Your task |
From the listing below, pull out every line where the string "code" appears.

::::::::

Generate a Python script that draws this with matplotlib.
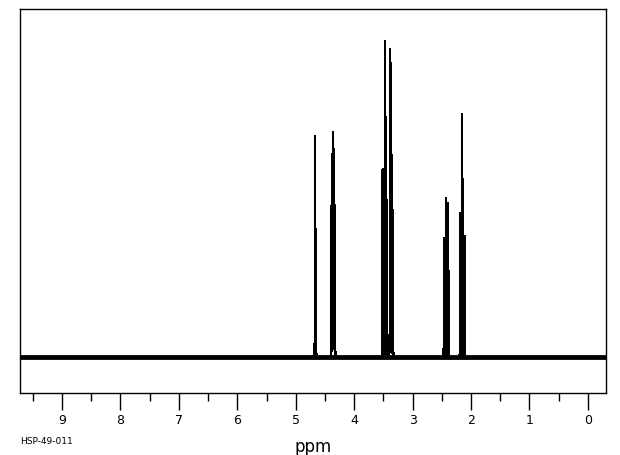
import numpy as np
import matplotlib
matplotlib.use("Agg")
import matplotlib.pyplot as plt

# Peak list (ppm, height in arbitrary units; baseline = 0)
peak_ppm = [4.671, 4.655, 4.385, 4.370, 4.358, 4.345, 4.330,
            3.513, 3.468, 3.451, 3.388, 3.377, 3.360, 3.337,
            2.464, 2.424, 2.390, 2.185, 2.150, 2.110]
peak_height = [220, 127, 150, 200, 222, 205, 150,
               188, 315, 238, 305, 290, 200, 146,
               119, 159, 154, 144, 243, 121]
tick_values = [9, 8, 7, 6, 5, 4, 3, 2, 1, 0]
tick_labels = ["9", "8", "7", "6", "5", "4", "3", "2", "1", "0"]
sample_id = "HSP-49-011"
x_label = "ppm"

# style
GAMMA = 0.0011
NOISE_HALF = 2.4
XMIN, XMAX = 9.72, -0.31

x = np.linspace(XMAX, XMIN, 80001)
y = np.zeros_like(x)
for p, h in zip(peak_ppm, peak_height):
    y += h / (1.0 + ((x - p) / GAMMA) ** 2)

fig = plt.figure(figsize=(6.2, 4.55), dpi=100)
ax = fig.add_axes([20 / 620, (455 - 393) / 455, (606 - 20) / 620, (393 - 9) / 455])
ax.fill_between(x, -NOISE_HALF, NOISE_HALF, color="black", linewidth=0)
ax.plot(x, y, color="black", linewidth=1.0, antialiased=False)
ax.set_xlim(XMIN, XMAX)
ax.set_ylim(-36, 348)

for s in ax.spines.values():
    s.set_linewidth(1.0)
ax.set_yticks([])
ax.set_xticks(tick_values)
ax.set_xticklabels(tick_labels, fontsize=9, family="DejaVu Sans")
ax.set_xticks(np.arange(0.5, 9.6, 1.0), minor=True)
ax.tick_params(axis="x", which="major", direction="out", length=12, width=1, pad=3)
ax.tick_params(axis="x", which="minor", direction="out", length=6, width=1)
ax.set_xlabel(x_label, fontsize=12, labelpad=8)
fig.text(20 / 620, 1 - 441 / 455, sample_id, fontsize=6.5, va="center", ha="left")

fig.savefig("out.png", dpi=100)
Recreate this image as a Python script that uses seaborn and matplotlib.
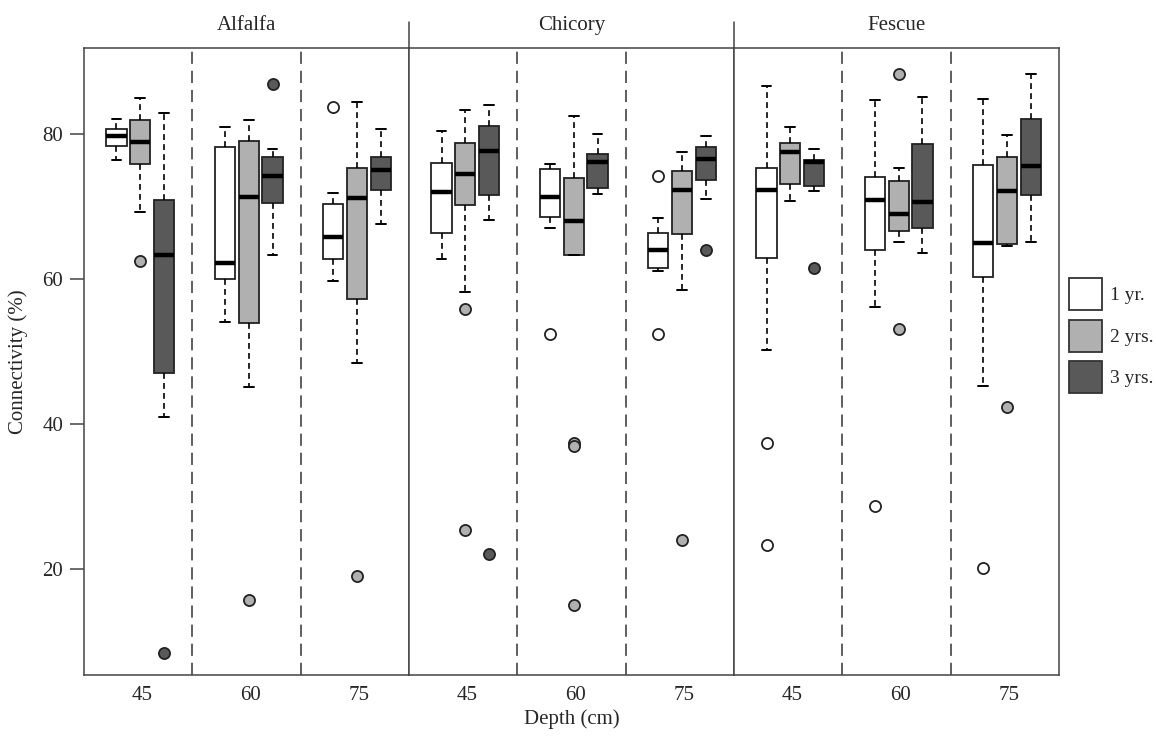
import matplotlib.pyplot as plt
import seaborn as sns
from matplotlib.patches import Patch

species = ["Alfalfa", "Chicory", "Fescue"]
depths = ["45", "60", "75"]
ages = ["1 yr.", "2 yrs.", "3 yrs."]
age_colors = ["#ffffff", "#b0b0b0", "#595959"]

# one entry per box, ordered species -> depth -> age
whislo = [76.4, 69.3, 41.0, 54.1, 45.2, 63.3, 59.7, 48.5, 67.6,
          62.8, 58.2, 68.2, 67.1, 63.4, 71.7, 61.1, 58.5, 71.1,
          50.2, 70.8, 72.2, 56.2, 65.2, 63.6, 45.3, 64.6, 65.2]
q1 = [78.4, 75.9, 47.0, 60.0, 54.0, 70.5, 62.8, 57.3, 72.3,
      66.4, 70.3, 71.6, 68.6, 63.4, 72.6, 61.5, 66.2, 73.7,
      62.9, 73.1, 72.9, 64.1, 66.6, 67.1, 60.3, 64.9, 71.6]
med = [79.8, 78.9, 63.4, 62.3, 71.3, 74.2, 65.8, 71.2, 75.1,
       72.1, 74.5, 77.7, 71.3, 68.1, 76.2, 64.1, 72.3, 76.6,
       72.3, 77.6, 76.2, 70.9, 69.0, 70.7, 65.0, 72.2, 75.6]
q3 = [80.7, 81.9, 70.9, 78.3, 79.1, 76.9, 70.4, 75.3, 76.8,
      76.0, 78.8, 81.1, 75.2, 73.9, 77.3, 66.4, 74.9, 78.2,
      75.3, 78.8, 76.5, 74.1, 73.6, 78.7, 75.7, 76.9, 82.1]
whishi = [82.1, 85.0, 82.9, 81.0, 82.0, 78.0, 71.9, 84.4, 80.7,
          80.5, 83.4, 84.0, 75.9, 82.5, 80.0, 68.5, 77.5, 79.8,
          86.6, 81.0, 78.0, 84.7, 75.4, 85.1, 84.9, 79.9, 88.3]
outliers = [[], [62.5], [8.4], [], [15.8], [86.9], [83.7], [19.1], [],
            [], [55.9, 25.4], [22.1], [52.4], [37.4, 37.0, 15.1], [], [74.2, 52.4], [24.0], [64.0],
            [37.4, 23.4], [], [61.6], [28.7], [88.3, 53.1], [], [20.1], [42.4], []]

sns.set_theme(style="white")
plt.rcParams['font.family'] = ['Liberation Serif', 'DejaVu Serif']
fs = 15

fig = plt.figure(figsize=(11.56, 7.38), dpi=100)
W, H = 1156, 738
offsets = [-0.2, 0.02, 0.24]
edge = "#222222"

axes = []
for s, name in enumerate(species):
    ax = fig.add_axes([(84 + s * 325) / W, 63 / H, 325 / W, 627 / H])
    axes.append(ax)
    for d in range(len(depths)):
        for a in range(len(ages)):
            k = s * 9 + d * 3 + a
            stats = [dict(whislo=whislo[k], q1=q1[k], med=med[k], q3=q3[k],
                          whishi=whishi[k], fliers=outliers[k])]
            ax.bxp(stats, positions=[d + offsets[a]], widths=0.185, capwidths=0.09,
                   patch_artist=True, manage_ticks=False,
                   boxprops=dict(facecolor=age_colors[a], edgecolor=edge, linewidth=1.3),
                   medianprops=dict(color="black", linewidth=3.2, solid_capstyle="butt"),
                   whiskerprops=dict(color="black", linewidth=1.2, linestyle=(0, (3.5, 2.5))),
                   capprops=dict(color="black", linewidth=1.4),
                   flierprops=dict(marker="o", markersize=8, markerfacecolor=age_colors[a],
                                   markeredgecolor=edge, markeredgewidth=1.3))
    for sep in [0.5, 1.5]:
        ax.axvline(sep, color="#333333", linewidth=1.1, linestyle=(0, (8, 4.5)), zorder=0)
    ax.set_xlim(-0.5, 2.5)
    ax.set_ylim(5.4, 91.9)
    ax.set_xticks([d + 0.04 for d in range(len(depths))])
    ax.set_xticklabels(depths)
    ax.tick_params(axis="x", length=0, pad=8, labelsize=fs)
    for sp in ax.spines.values():
        sp.set_color("#444444")
        sp.set_linewidth(1.1)
    ax.set_title(name, fontsize=fs, pad=13)
    if s == 0:
        ax.set_yticks([20, 40, 60, 80])
        ax.tick_params(axis="y", left=True, length=10, width=1.1, color="#444444",
                       pad=5, labelsize=fs)
        ax.set_ylabel("Connectivity (%)", fontsize=fs, labelpad=10)
    else:
        ax.set_yticks([])
        ax.plot([0, 0], [1, 1 + 26 / 627], transform=ax.transAxes, color="#444444",
                linewidth=1.1, clip_on=False)

fig.text((84 + 1059) / 2 / W, 1 - 719 / H, "Depth (cm)", ha="center", va="center", fontsize=fs)

handles = [Patch(facecolor=c, edgecolor="#333333", linewidth=1.3) for c in age_colors]
fig.legend(handles, ages, loc="upper left", bbox_to_anchor=(1069 / W, 1 - 278 / H),
           frameon=False, handlelength=1.7, handleheight=2.15, handletextpad=0.4,
           labelspacing=0.5, fontsize=14, borderaxespad=0, borderpad=0)

fig.savefig("out.png", dpi=100)
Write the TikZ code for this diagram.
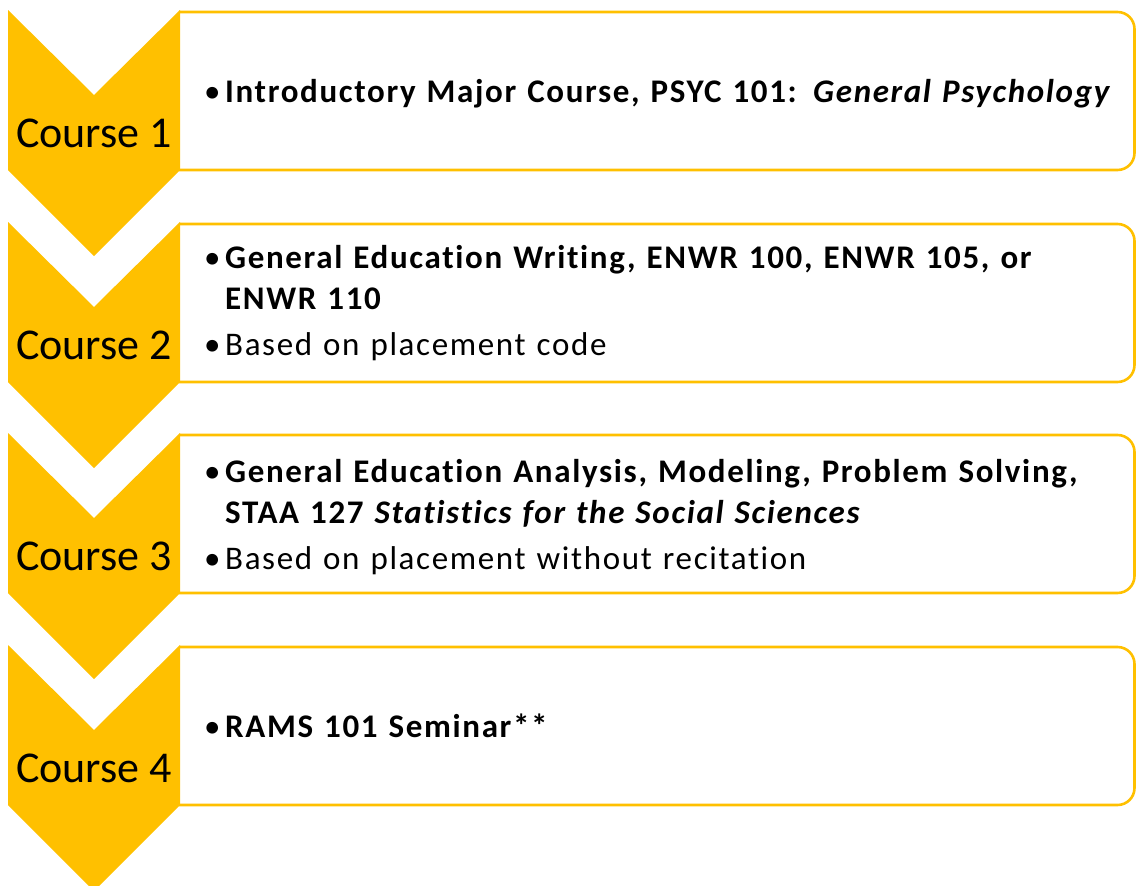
\documentclass[tikz,border=0pt]{standalone}
\usepackage{fontspec}
\setmainfont{Carlito}
\newfontfamily\bodyfont[LetterSpace=5,RawFeature={-liga}]{Carlito}
\definecolor{gold}{HTML}{FFC000}
\newcommand{\bul}{\makebox[20pt][l]{\hspace{-1pt}•}}
\newcommand{\contline}{\hspace*{20pt}}
\begin{document}
\begin{tikzpicture}[x=1pt,y=-1pt,
  chev/.style={fill=gold,draw=none},
  card/.style={fill=white,draw=gold,line width=2.6pt,rounded corners=17pt},
  lab/.style={font=\fontsize{44}{50}\selectfont,anchor=base,inner sep=0pt},
  txt/.style={font=\bodyfont\fontsize{33}{41}\selectfont,anchor=base west,inner sep=0pt,
    text width=930pt,align=left}]
\useasboundingbox (0,0) rectangle (1136,886);
\begin{scope}
\clip (179,0) rectangle (1136,886);
\foreach \i/\yy in {1/10,2/222,3/433,4/645}{
  \draw[card] (130,\yy+2) rectangle (1134.5,\yy+160);
}
\end{scope}
\begin{scope}
\clip (0,0) rectangle (1136,886);
\foreach \i/\yy in {1/10,2/222,3/433,4/645}{
  \fill[chev] (8,\yy) -- (94,\yy+85) -- (180,\yy) -- (180,\yy+160) -- (94,\yy+246) -- (8,\yy+160) -- cycle;
}
\end{scope}
\node[lab] (c1) at (94,147) {Course 1};
\node[lab] (c2) at (94,359) {Course 2};
\node[lab] (c3) at (94,570) {Course 3};
\node[lab] (c4) at (94,782) {Course 4};
\node[txt] (t1) at (205,102) {\bul\textbf{Introductory Major Course, PSYC 101: \textit{General Psychology}}};
\node[txt] (t2) at (205,268) {\setlength{\parskip}{0pt}\setlength{\parindent}{0pt}%
  \bul\textbf{General Education Writing, ENWR 100, ENWR 105, or}\par
  \contline\textbf{ENWR 110}\par\vspace{5pt}
  \bul Based on placement code};
\node[txt] (t3) at (205,482) {\setlength{\parskip}{0pt}\setlength{\parindent}{0pt}%
  \bul\textbf{General Education Analysis, Modeling, Problem Solving,}\par
  \contline\textbf{STAA 127 \textit{Statistics for the Social Sciences}}\par\vspace{5pt}
  \bul Based on placement without recitation};
\node[txt] (t4) at (205,737) {\bul\textbf{RAMS 101 Seminar**}};
\end{tikzpicture}
\end{document}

::::::::

Reply to the exercise |
Write the TikZ code for this diagram.
  \bul Based on placement code};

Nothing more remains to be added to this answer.